Watch out for those Chihuahuas!!!!


----------



## Goose (Dec 1, 2004)

Another reason to wear a good pair of boots on the road...watch out for the anklebiters!


----------



## MVS (Jul 2, 2003)

The kick is up.. and its good!


----------



## Barbrady (Aug 5, 2004)

Your not kidding, there would be chihuahua debris everywhere.


----------



## Officer Dunngeon (Aug 16, 2002)

Awww, they're so cute!!!


----------



## Officer Dunngeon (Aug 16, 2002)

They do not!

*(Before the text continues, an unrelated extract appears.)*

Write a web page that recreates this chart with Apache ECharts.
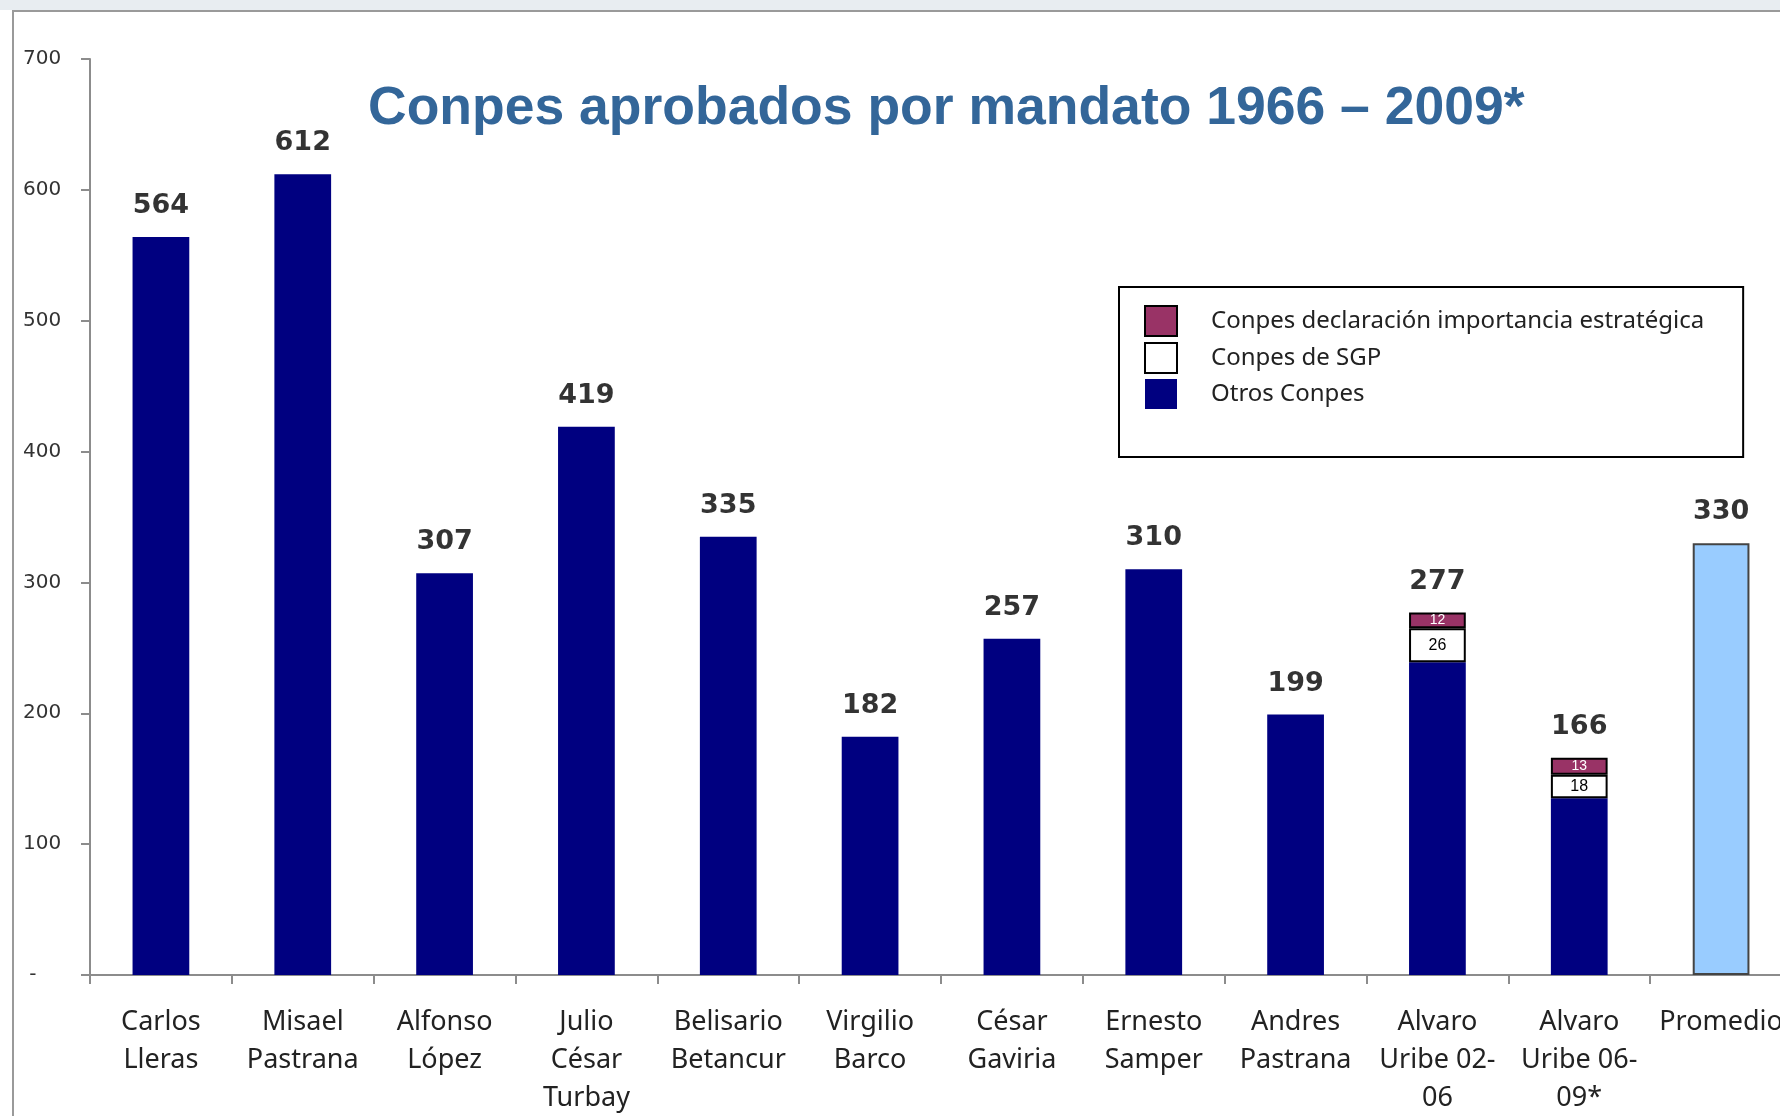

Rosie dances! 



 <--------CLICK


----------



## BartA1 (May 5, 2002)

Dunny,

Somehow I doubt your dear sweet Rosita would attack anyone. Hope you have a good new year :t:



Officer Dunngeon said:


> They do not! Rosie dances!
> 
> 
> 
> <--------CLICK


----------



## Officer Dunngeon (Aug 16, 2002)

My little Poochy-Princess would NEVER hurt a fly! Thanks, Bart, I hope you have a great New Year, too!


----------



## CJIS (Mar 12, 2005)

How hard could it be to fend off those little dogs? You can boot those dogs like footballs they are so small.


----------